Biz peygamber efendimizin tüm sahabelerine ve ehlibeyte aynı derecede saygı duyan bir anlayışa sahibiz. Hz. Ali, Hz. Hasan, Hz. Hüseyin, Hz. Hüseyin'in, Hz. Ömer'in tahkirine asla razı olmayız. Mezhep görüntüsü altında sergilenen tavırların gölgesinde bölgesel iktidar inşa etme çabasını gayet iyi biliyoruz. Suudi Arabistan'ın büyükelçiliğinin yakılması, yıkılması asla uluslararası münasebetler açısından kabul edilir bir yaklaşım değildir. Biz bunu tasvip etmiyoruz demek o ülkelerin yönetimlerini kurtarmaz. Sen gerekli tedbirleri aldın mı acaba? 47 kişi idama mahkum edilmiştir. Türkiye'de idam müessesesi yok. Ama Suudi Arabistan'da bu müessese var, İran'da, ABD'de, Rusya'da, Çin'de var. Buralarda yapılan idamlar noktasında ses soluk çıkmıyor.
İDAM EDİLENLERDEN 46 KİŞİ SÜNNİDİR
Şu anda Suudi Arabistan'da yapılan iç hukuk meselesidir. Bunların 46'sı sünnidir, bir tanesi de şiadır. Bu onların kararı, tasvip edip etmemek ayrı konu. Mısır'da bine aşkın insan hakkında idam kararı verildi. Ey dünya nerdesin? Bunlardan bir tanesi Mursi'dir. Mursi yüzde 52 halkoyuyla işbaşına gelmiştir, idama mahkum edilmiştir. O bir terörist miydi? Değildi. Darbeyi yapan kim? Sayın Mursi'nin memuru olan bir general. Dünyanın sesi çıktı mı? Tek konuşan biz olduk. Çünkü adaletle hükmetmek bizim görevimizdi. İslamı ve müslümanları böyle bir zilletle karşı karşıya getirenleri Allah ıslah etsin diyoruz. Suriye'de 400 bin insan öldürülüyor. Buna sessiz kalanlar şu anda bir kişinin idamıyla ilgili her tarafı ayağa kaldırmaya çalışıyor. Niye oraya sesiniz çıkmıyor.
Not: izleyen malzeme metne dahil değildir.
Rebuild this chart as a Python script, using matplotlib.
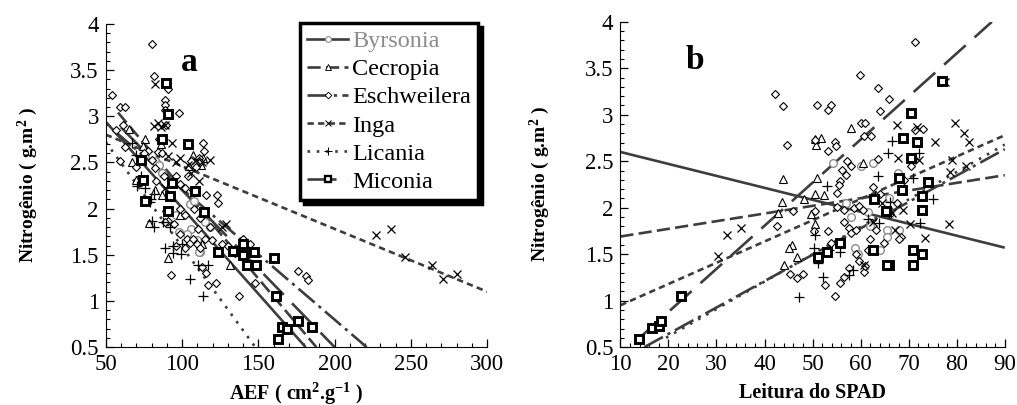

Oraya örtülü, örtüsüz destekler veriyorsunuz. Para, silah veriyorsunuz. Kime, katil Esed'e. 2016 yılında başta Suriye olmak üzere müslümanların acı, kan ve gözyaşı içinde yaşadıkları topraklarla barış, huzur, istikrar getirmesini temenni ediyorum.